I rushed home and put the trumpet and Santa bag on the deck. As I started to get set up inside, my guests arrived. We gave each other nods through the glass and continued to prepare for our meals. I did what is starting to feel like a usual routine, which this week once again ended with opening up a Hamm’s. They opened a few bottles of Lakefront’s recently returned Wisconsinite beer and set out a bottle of port wine and a few glasses. Then began the first dinner party I’ve ever had where my guests were outside of my kitchen window.

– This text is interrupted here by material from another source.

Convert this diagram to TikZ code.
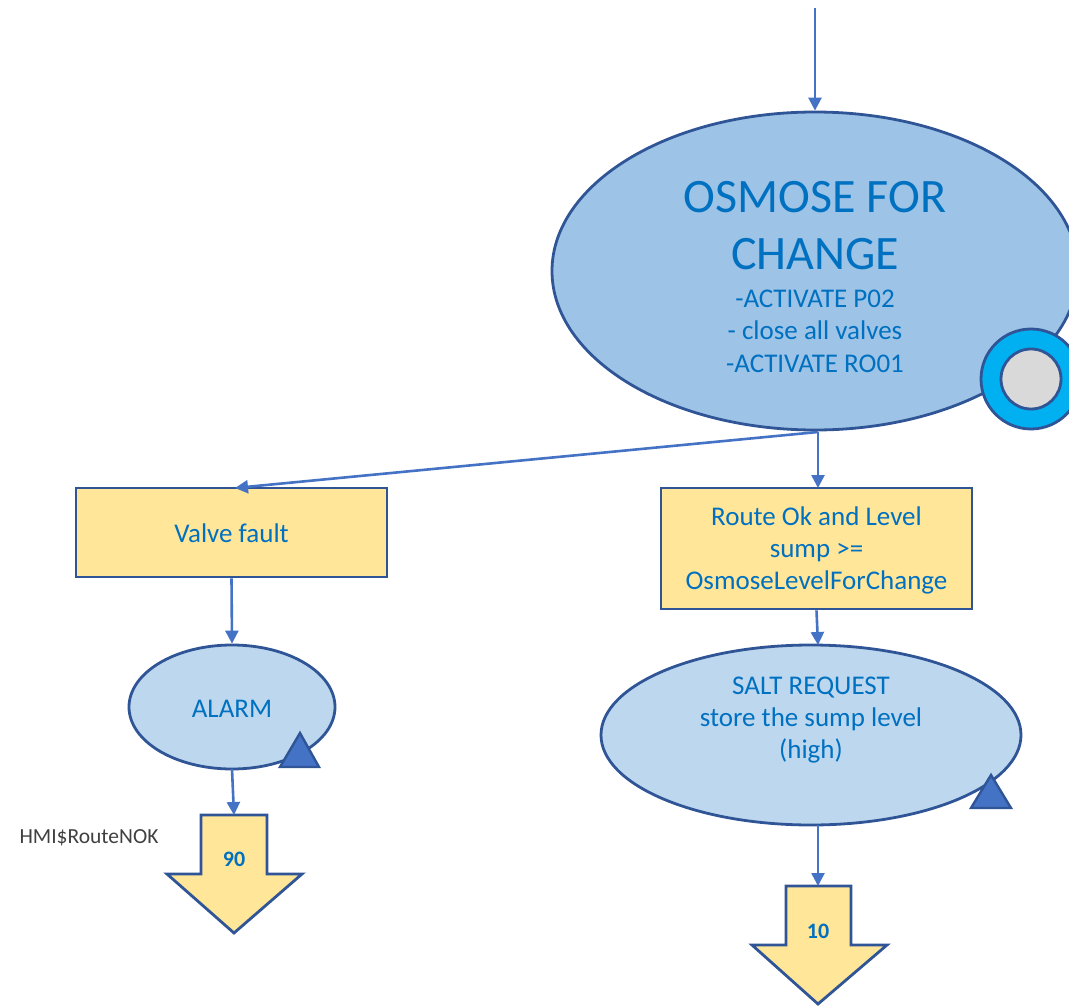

There are a few things that I quickly realized. First, even with the main door cracked open about a third of the way (I kept the screen door shut, of course), it was still necessary to talk somewhat loudly to have a conversation. Second, extra focus had to be put on listening. Pauses had to be placed after someone talked, because if someone was talked over, the person on the other side of the glass wasn’t able to hear what was said. Third, and likely most importantly, there was a great struggle between facing the table to examine and enjoy the fish and turning to the side to converse with my friends. (In hindsight, it may have helped a bit if I would have lined up my kitchen table with the one outside. Next time, eh?) After not having any face-to-face contact with friends for weeks, it was hard to not stay glued to the window and engaged in conversation. I tried to study the specifics of my food, but I kept turning away, wanting that human connection.
But this was no lousy fish fry. No, Honeypie knows how to put one together. The meal came with three fine pieces of haddock covered with a breading of character and purpose. The breading was full of texture—looking like low grit sandpaper or three-day-old stubble, but much more appetizing—and it held the fish together so that it could easily be eaten by hand. Although the fish and breading were moderate in flavor, the tartar was bursting with it. Besides relish, some seasonings were visible in it, but I couldn’t infer what they were.

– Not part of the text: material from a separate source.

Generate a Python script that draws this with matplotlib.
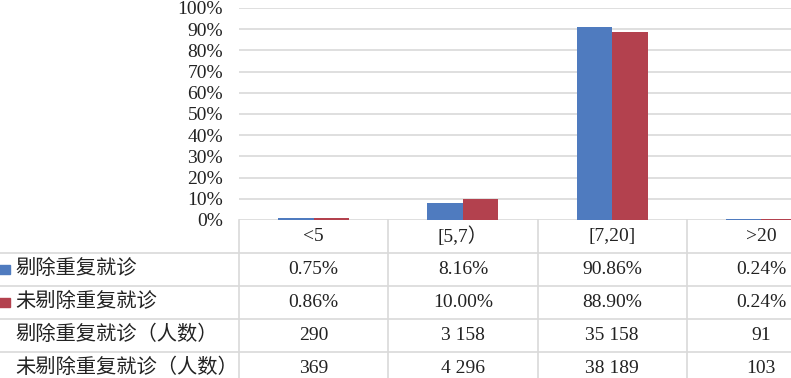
import matplotlib as mpl
mpl.use('Agg')
import matplotlib.pyplot as plt
from matplotlib.patches import Rectangle

# data
categories = ['<5', '[5,7）', '[7,20]', '>20']
dedup_pct = [0.75, 8.16, 90.86, 0.24]
raw_pct = [0.86, 10.00, 88.90, 0.24]
dedup_count = ['290', '3 158', '35 158', '91']
raw_count = ['369', '4 296', '38 189', '103']
row_names = ['剔除重复就诊', '未剔除重复就诊', '剔除重复就诊（人数）', '未剔除重复就诊（人数）']
yticks = list(range(0, 101, 10))

blue = '#4F7BBF'
red = '#B3414E'
grid_c = '#D9D9D9'

plt.rcParams['font.family'] = ['Liberation Serif', 'Noto Sans CJK SC']
plt.rcParams['font.size'] = 14

W, H = 791, 378
fig = plt.figure(figsize=(W / 100, H / 100), dpi=100)

def fx(px):
    return px / W

def fy(py):
    return 1 - py / H

# plot area runs past the right edge of the picture, like the original crop
left, right, top, bottom = 239, 836, 8, 220
col_w = (right - left) / 4
ax = fig.add_axes([fx(left), fy(bottom), (right - left) / W, (bottom - top) / H])
bw = 35.5 / col_w
xs = [i + 0.5 for i in range(len(categories))]
ax.bar([x - bw / 2 for x in xs], dedup_pct, width=bw, color=blue, zorder=3)
ax.bar([x + bw / 2 for x in xs], raw_pct, width=bw, color=red, zorder=3)
ax.set_xlim(0, 4)
ax.set_ylim(0, 100)
ax.set_yticks(yticks)
ax.set_yticklabels([f'{t}%' for t in yticks], color='#222222')
ax.set_xticks([])
ax.yaxis.grid(True, color=grid_c, lw=1.2)
ax.set_axisbelow(True)
ax.tick_params(axis='y', length=0, pad=11.5)
for s in ax.spines.values():
    s.set_visible(False)

# data table under the chart
tab = fig.add_axes([fx(left), fy(385), (right - left) / W, 165 / H])
tab.set_xlim(0, 4)
tab.set_ylim(5, 0)
tab.axis('off')
x_lab = (15 - left) / col_w
x_edge = (0 - left) / col_w
for r in range(1, 6):
    tab.plot([x_edge, 4], [r, r], color=grid_c, lw=1.2, clip_on=False)
for c in range(5):
    tab.plot([c, c], [0, 5], color=grid_c, lw=1.2, clip_on=False)

rows = [[f'{v:.2f}%' for v in dedup_pct],
        [f'{v:.2f}%' for v in raw_pct],
        dedup_count,
        raw_count]
for i, cat in enumerate(categories):
    tab.text(i + 0.5, 0.5, cat, ha='center', va='center', color='#222222', clip_on=False)
for r, vals in enumerate(rows, start=1):
    tab.text(x_lab, r + 0.5, row_names[r - 1], ha='left', va='center', color='#222222',
             fontsize=14.6, clip_on=False)
    for i, v in enumerate(vals):
        tab.text(i + 0.5, r + 0.5, v, ha='center', va='center', color='#222222', clip_on=False)

# legend keys in the first two rows
sq_w = 11 / col_w
sq_h = 9 / 33
for r, colr in [(1, blue), (2, red)]:
    tab.add_patch(Rectangle((x_edge - 1 / col_w, r + 0.5 - sq_h / 2), sq_w, sq_h,
                            color=colr, clip_on=False))

fig.savefig('out.png', dpi=100)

The skin-on french fries were on the softer side, with a light greasiness and a balanced saltiness. Nothing seemed remarkable about them on their surface, but they were quite wonderful. When eating the coleslaw, I thought to myself, “I might actually be getting some nutrition from this stuff.” Large chunks of fresh and crunchy red and green cabbage were covered by a light, unembellished cream. The only real drawback to the slaw was that it was thrown in the takeout box with everything else without being in its own container. (This particularly was an issue for my roommate, who didn’t want to eat coleslaw, or anything that touched it—I’m assuming there are others who feel similarly.) Although rye bread once again was absent, appearing in its stead was a fresh cornbread muffin. A container of whipped honey butter came with it. I didn’t order a piece of pie to go with my fish fry, but after having cornbread and honey butter, it would have been superfluous anyway.

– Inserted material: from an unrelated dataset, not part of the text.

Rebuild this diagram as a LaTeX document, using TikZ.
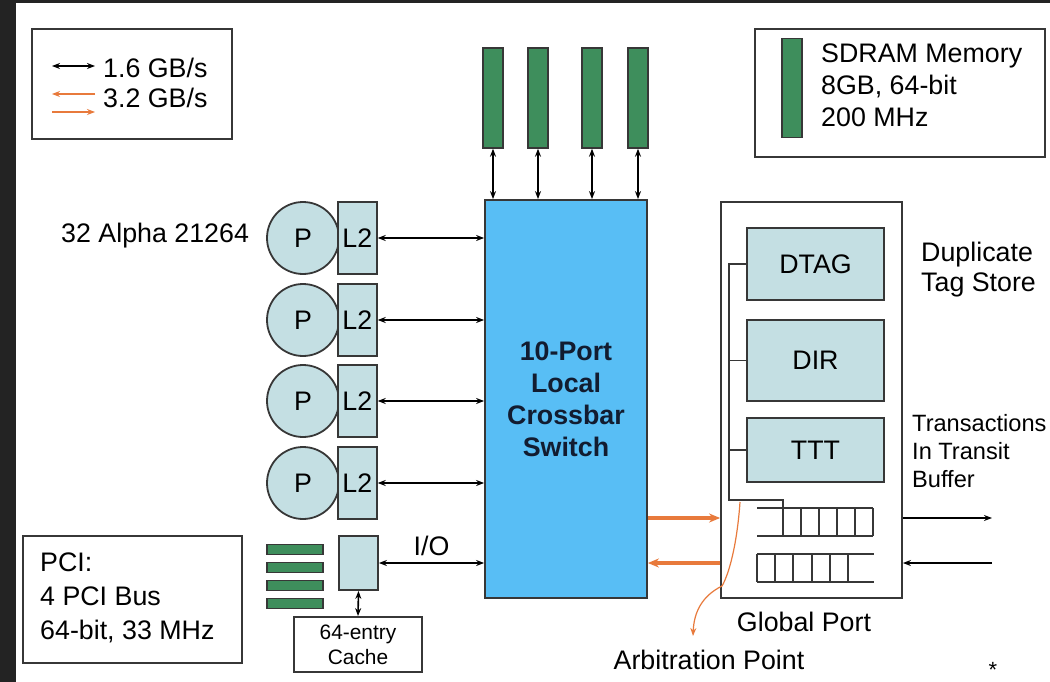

The fish frys were finished on both sides of the glass. Zack brought out two battery-operated candles and poured two glasses of port wine while Jessica disposed of their garbage. I cracked open another Hamm’s. The conversation continued. Eventually it was time for my guests to be on their way. They took the trumpet and the Santa bag, but in its place, Jessica left me a mask she made, one of much higher quality than the bandana I had worn earlier in the evening, being fashioned with two layers of a cotton sheet and a HEPA filter. I now will be keeping others and myself a little more safe when I venture out every Friday. I’m not sure if the mask will stop the smell of fish frys from coming through, but one thing’s for sure, it isn’t going to stop me from eating them.
Takeaways: Honeypie offers haddock fish frys on Fridays for delivery and curbside pickup for $15; appetizing and memorable breading; flavorful tartar sauce; fresh and crunchy coleslaw; the french fries were not just filler; comes with cornbread and honey butter instead of rye bread; if your friend leaves a trumpet or Santa bag at your house, it’s okay for them to stop by to get those things and then eat a fish fry outside of your window.